Scott Berthelette is an Assistant Professor in the Department of History at Queen’s University. He researches the history of Indigenous Peoples, the Métis, New France, and the Hudson’s Bay Company. Scott completed his PhD at the University of Saskatchewan in January 2020. His Social Sciences and Humanities Research Council (SSHRC)-funded dissertation is titled "Between Sovereignty and Statecraft: New France and the Contest for the Hudson Bay Watershed, 1663-1774," and examines how French-Canadian voyageurs and coureurs de bois were instrumental cultural brokers between Indigenous peoples and the French colonial government in the Hudson Bay Watershed.

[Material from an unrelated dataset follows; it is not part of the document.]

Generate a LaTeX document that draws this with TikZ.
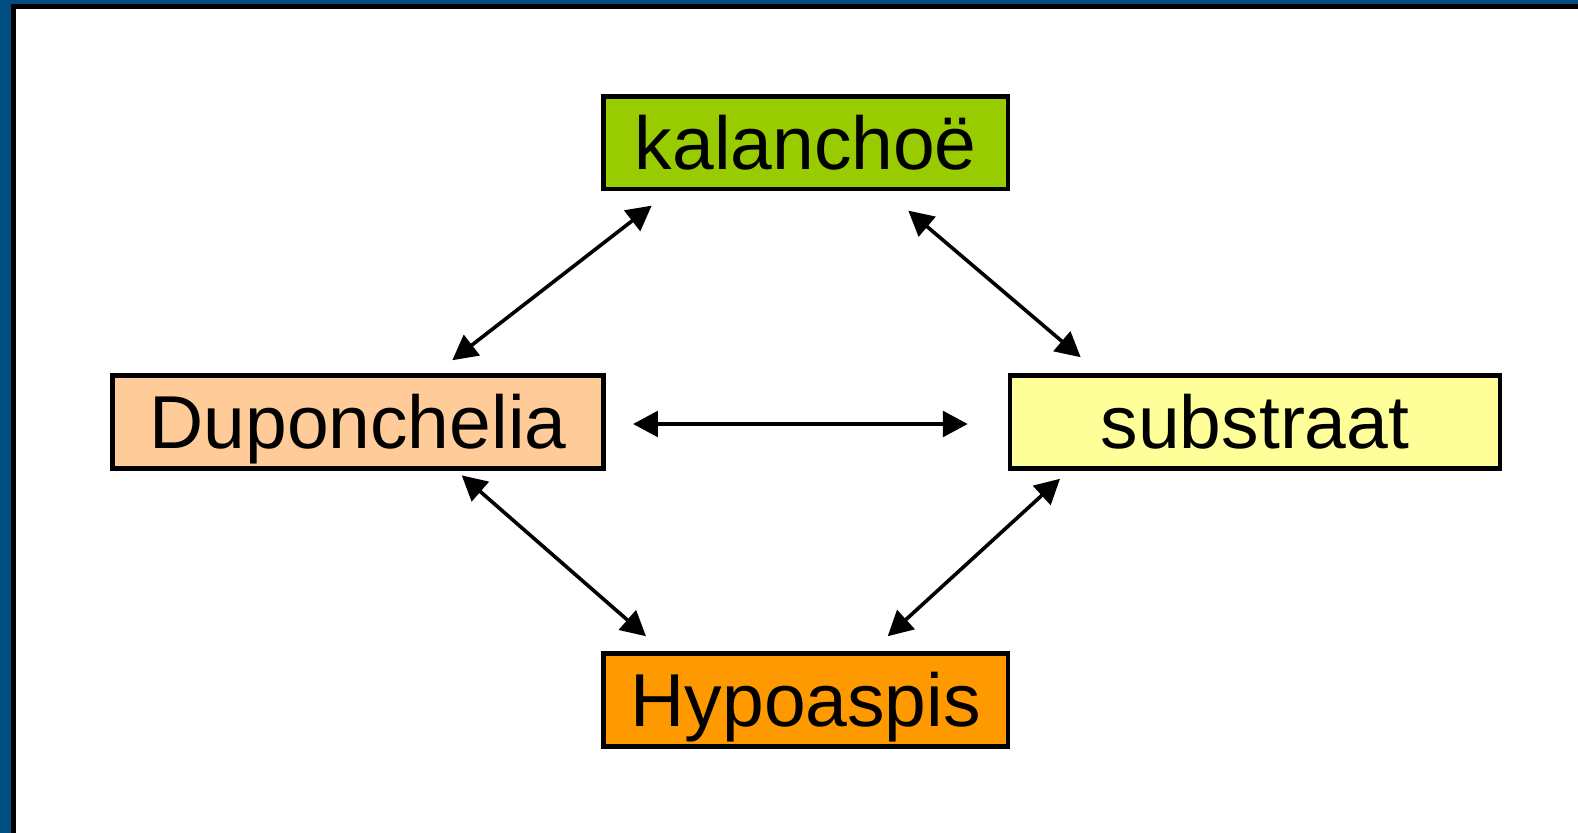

This project will be published as a monograph with McGill-Queen's University Press. Scott is a member of the Manitoba Métis Federation, the federally recognized self-government of the Métis people of Manitoba.
Publications
- “New France and the Hudson Bay Watershed: Transatlantic Networks, Backcountry Specialists, and French Imperial Projects in post-Utrecht North America, 1713-1729.” Canadian Historical Review, Vol. 101, No. 01 (2020): 1-26.
- “‘Frères et Enfants du même Père’: The French Illusion of Empire West of the Great Lakes, 1731-1743.” Early American Studies, Vol. 14, No. 01 (2016): 174-198.
- “The Making of a Manitoban Hero: Commemorating La Vérendrye in St. Boniface and Winnipeg 1886-1938.” Manitoba History 74 (2014): 15-25.